The Security Council today extended the United Nations peacekeeping mission in Haiti for another year, and decided to reduce the overall force levels as responsibility for security is gradually handed over to the national police.
Acting unanimously, the 15-member Council extended the UN Stabilization Mission in Haiti (MINUSTAH) until 15 October 2013 so that it can continue to help restore a secure and stable environment, to promote the political process, to strengthen Haiti’s Government institutions and rule-of-law-structures, as well as to promote and to protect human rights.
It also decided that MINUSTAH’s overall force levels will consist of up to 6,270 troops – reduced from the authorized military strength of 7,340 – of all ranks through “a balanced withdrawal” of infantry and engineering personnel, and of a police component of up to 2,601 personnel, consistent with the proposals in Secretary-General Ban Ki-moon’s most recent report
In the report, Mr. Ban stated that the Mission’s consolidation proposals assume that its military component will gradually hand over responsibility for security to formed police units and, ultimately, to the national police as the latter’s numbers and capacity grow.

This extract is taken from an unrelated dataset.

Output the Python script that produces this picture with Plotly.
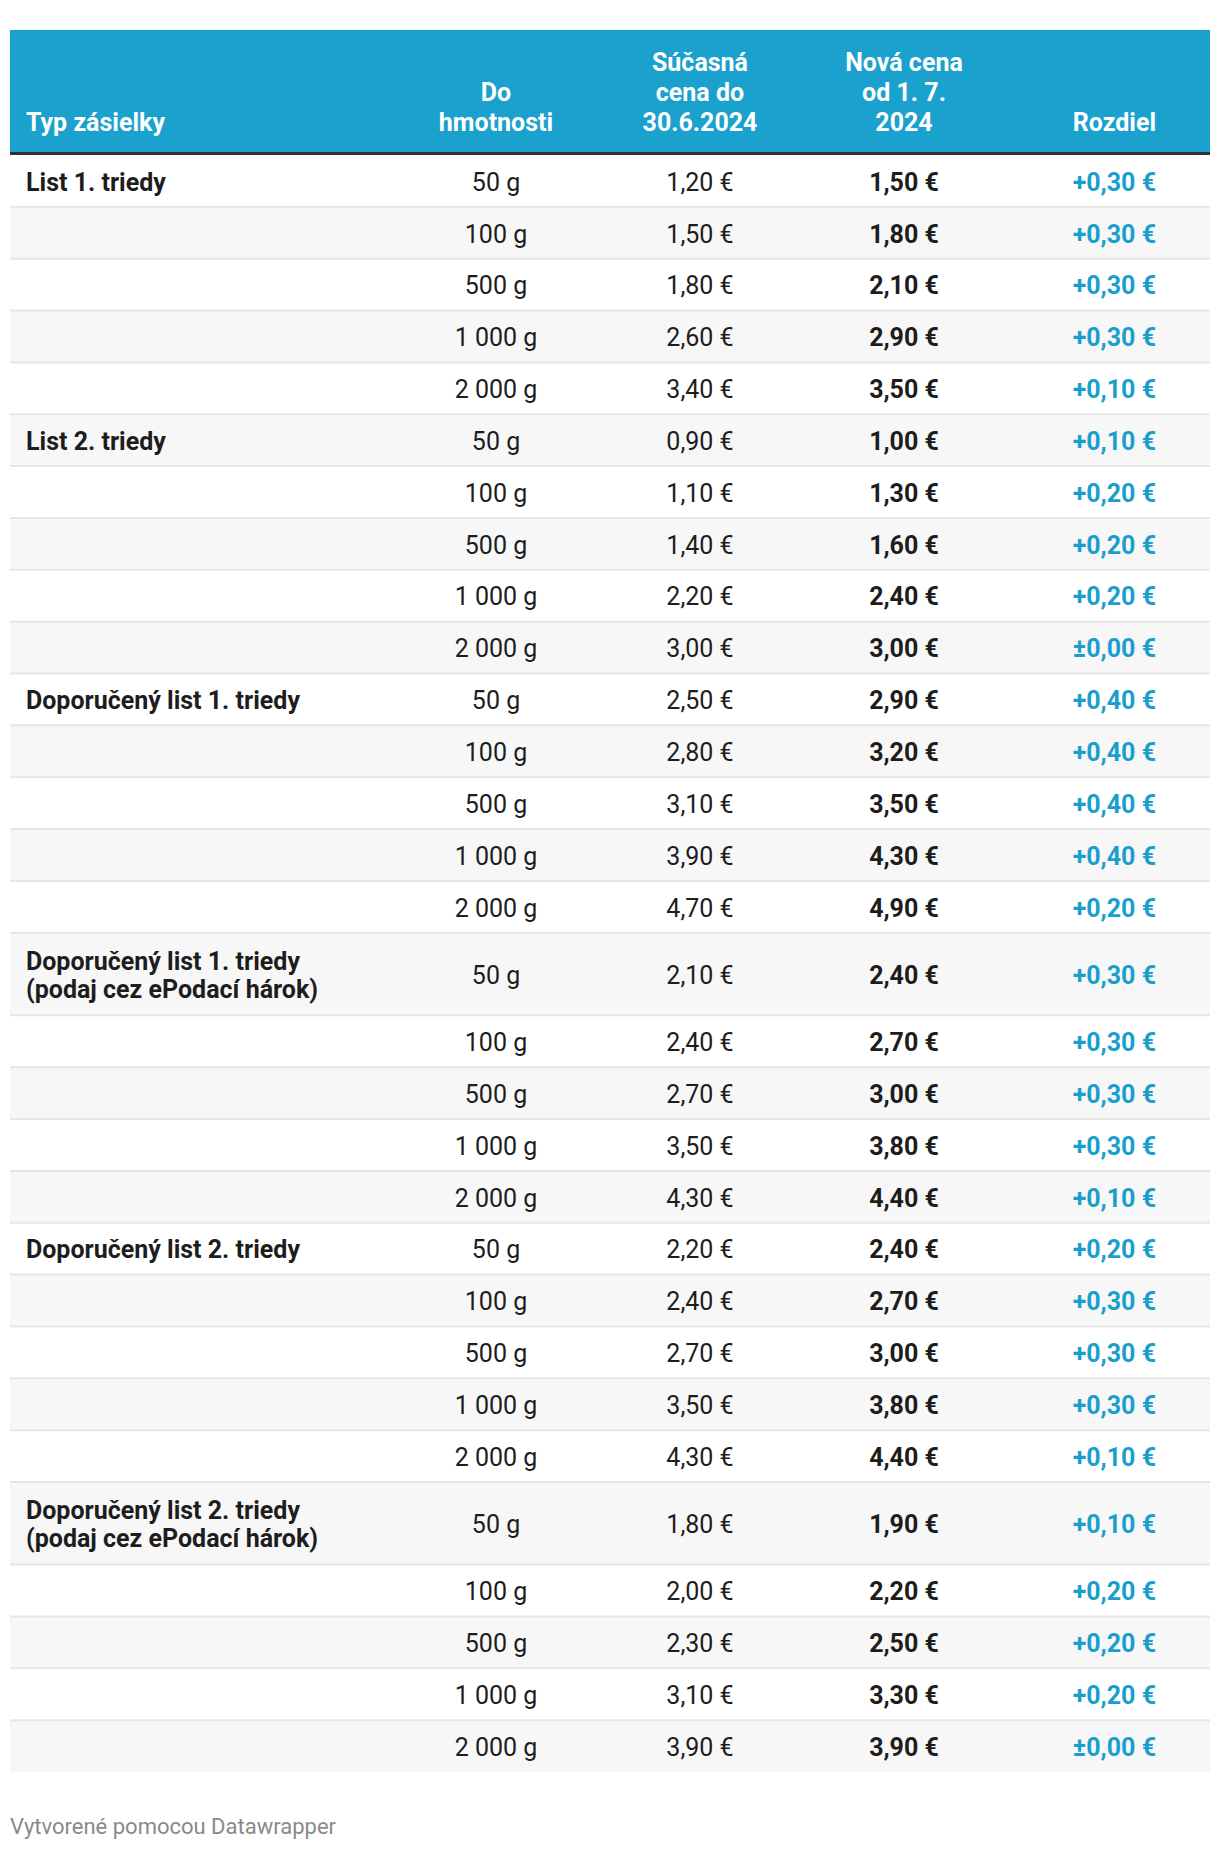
import plotly.graph_objects as go

# ---------------- data ----------------
types = [
    "List 1. triedy",
    "List 2. triedy",
    "Doporučený list 1. triedy",
    "Doporučený list 1. triedy<br>(podaj cez ePodací hárok)",
    "Doporučený list 2. triedy",
    "Doporučený list 2. triedy<br>(podaj cez ePodací hárok)",
]
weights_g = [50, 100, 500, 1000, 2000]

current_price = [
    1.20, 1.50, 1.80, 2.60, 3.40,
    0.90, 1.10, 1.40, 2.20, 3.00,
    2.50, 2.80, 3.10, 3.90, 4.70,
    2.10, 2.40, 2.70, 3.50, 4.30,
    2.20, 2.40, 2.70, 3.50, 4.30,
    1.80, 2.00, 2.30, 3.10, 3.90,
]
new_price = [
    1.50, 1.80, 2.10, 2.90, 3.50,
    1.00, 1.30, 1.60, 2.40, 3.00,
    2.90, 3.20, 3.50, 4.30, 4.90,
    2.40, 2.70, 3.00, 3.80, 4.40,
    2.40, 2.70, 3.00, 3.80, 4.40,
    1.90, 2.20, 2.50, 3.30, 3.90,
]
difference = [
    0.30, 0.30, 0.30, 0.30, 0.10,
    0.10, 0.20, 0.20, 0.20, 0.00,
    0.40, 0.40, 0.40, 0.40, 0.20,
    0.30, 0.30, 0.30, 0.30, 0.10,
    0.20, 0.30, 0.30, 0.30, 0.10,
    0.10, 0.20, 0.20, 0.20, 0.00,
]
headers = [
    ["Typ zásielky"],
    ["Do", "hmotnosti"],
    ["Súčasná", "cena do", "30.6.2024"],
    ["Nová cena", "od 1. 7.", "2024"],
    ["Rozdiel"],
]
footer = "Vytvorené pomocou Datawrapper"

# ---------------- layout constants ----------------
W, H = 1220, 1850
OFF = 8  # default page body margin
FONT = "Roboto"
FS = 25
BLUE = "#1ba1cd"
DIFF_BLUE = "#1a9fcc"
TEXT = "#1d1d1d"

T_LEFT, T_RIGHT = 10, 1210
HEAD_TOP, HEAD_BOT = 30, 152
BORDER = 3
ROW_H, TALL_H = 51.85, 82.6
TXT_DY = 3.5          # vertical nudge of text glyphs
LABEL_LS = 28         # line spacing of two-line labels

col_x = [26, 496, 700, 904, 1156]
HEAD_LAST = 125
HEAD_LS = 30


def fmt_eur(v):
    return f"{v:.2f}".replace(".", ",") + " €"


def fmt_diff(v):
    sign = "±" if abs(v) < 1e-9 else ("+" if v > 0 else "−")
    return sign + f"{abs(v):.2f}".replace(".", ",") + " €"


def fmt_w(g):
    return f"{g:,}".replace(",", " ") + " g"


# build rows
col1 = []
heights = []
first_row_of_type = []
for t in types:
    for j, w in enumerate(weights_g):
        col1.append(fmt_w(w))
        heights.append(TALL_H if (j == 0 and "<br>" in t) else ROW_H)
        if j == 0:
            first_row_of_type.append(len(heights) - 1)

centers, tops = [], []
y = HEAD_BOT + BORDER
for h in heights:
    tops.append(y)
    centers.append(y + h / 2)
    y += h

fig = go.Figure()

# header background
fig.add_trace(go.Bar(
    orientation="h", y=[(HEAD_TOP + HEAD_BOT) / 2], x=[T_RIGHT - T_LEFT],
    base=[T_LEFT], width=[HEAD_BOT - HEAD_TOP], marker=dict(color=BLUE, line=dict(width=0)),
    hoverinfo="skip", showlegend=False))
# header border
fig.add_trace(go.Bar(
    orientation="h", y=[HEAD_BOT + BORDER / 2], x=[T_RIGHT - T_LEFT],
    base=[T_LEFT], width=[BORDER], marker=dict(color="#333333", line=dict(width=0)),
    hoverinfo="skip", showlegend=False))
# row backgrounds
fig.add_trace(go.Bar(
    orientation="h", y=centers, x=[T_RIGHT - T_LEFT] * len(centers),
    base=[T_LEFT] * len(centers), width=heights,
    marker=dict(color=["#ffffff" if i % 2 == 0 else "#f7f7f7" for i in range(len(centers))],
                line=dict(width=0)),
    hoverinfo="skip", showlegend=False))

# separators
for tp in tops[1:]:
    fig.add_shape(type="line", xref="x", yref="y", x0=T_LEFT, x1=T_RIGHT, y0=tp, y1=tp,
                  line=dict(color="#e6e6e6", width=2), layer="above")

# header text (lines stacked from the bottom)
hpos = ["middle right", "middle center", "middle center", "middle center", "middle left"]
for k in range(5):
    lines = headers[k]
    n = len(lines)
    ys = [HEAD_LAST - HEAD_LS * (n - 1 - i) for i in range(n)]
    fig.add_trace(go.Scatter(
        x=[col_x[k]] * n, y=ys, mode="text", text=lines,
        textposition=hpos[k],
        textfont=dict(family=FONT, size=FS, color="white", weight="bold"),
        hoverinfo="skip", showlegend=False))

# type labels (first column), multi-line labels split into lines
lab_txt, lab_y = [], []
for t, r in zip(types, first_row_of_type):
    parts = t.split("<br>")
    n = len(parts)
    for i, p in enumerate(parts):
        lab_txt.append(p)
        lab_y.append(centers[r] + TXT_DY + (i - (n - 1) / 2) * LABEL_LS)
fig.add_trace(go.Scatter(
    x=[col_x[0]] * len(lab_txt), y=lab_y, mode="text", text=lab_txt,
    textposition="middle right",
    textfont=dict(family=FONT, size=FS, color=TEXT, weight="bold"),
    hoverinfo="skip", showlegend=False))

# other body columns
cols = [
    (col1, "middle center", TEXT, "normal"),
    ([fmt_eur(v) for v in current_price], "middle center", TEXT, "normal"),
    ([fmt_eur(v) for v in new_price], "middle center", TEXT, "bold"),
    ([fmt_diff(v) for v in difference], "middle left", DIFF_BLUE, "bold"),
]
ty = [c + TXT_DY for c in centers]
for k, (txt, pos, colr, wgt) in enumerate(cols, start=1):
    fig.add_trace(go.Scatter(
        x=[col_x[k]] * len(txt), y=ty, mode="text", text=txt, textposition=pos,
        textfont=dict(family=FONT, size=FS, color=colr, weight=wgt),
        hoverinfo="skip", showlegend=False))

# footer
fig.add_trace(go.Scatter(
    x=[T_LEFT], y=[1828], mode="text", text=[footer], textposition="middle right",
    textfont=dict(family=FONT, size=22, color="#8a8a8a"),
    hoverinfo="skip", showlegend=False))

fig.update_layout(
    width=W - OFF, height=H - OFF, margin=dict(l=0, r=0, t=0, b=0),
    paper_bgcolor="white", plot_bgcolor="white", barmode="overlay", bargap=0,
    xaxis=dict(range=[OFF, W], visible=False, fixedrange=True),
    yaxis=dict(range=[H, OFF], visible=False, fixedrange=True),
)

fig.write_html("out.html", config={"displayModeBar": False})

The transfer from military to formed police units is already completed in four of the ten departments – South, Grand-Anse, Nippes and North-West – he noted. By July 2013, MINUSTAH intends to concentrate its military presence into five security hubs in Port-au-Prince, Léogâne, Gonaïves, Cap-Haïtien and Ouanaminthe.
“This gradual concentration of the military presence would be balanced by the deployment of formed police units to the vacated departments, a transition model that has already proved effective,” he wrote.
Also by today’s resolution, MINUSTAH’s police component – currently authorized at 3,241 – will be reduced to 2,601.
“The strengthening of the national police remains a key prerequisite for the Mission’s eventual withdrawal from Haiti,” Mr. Ban stated, adding that recent steps by the Government, with the Mission’s assistance, to increase the numbers of police recruits, in particular female recruits, are encouraging and should help to accelerate the currently insufficient intake of new police cadets.
The Security Council established MINUSTAH in June 2004. In addition to its mandated tasks, it has been helping support Haiti’s authorities with recovery efforts in the wake of massive earthquake which struck in January 2010.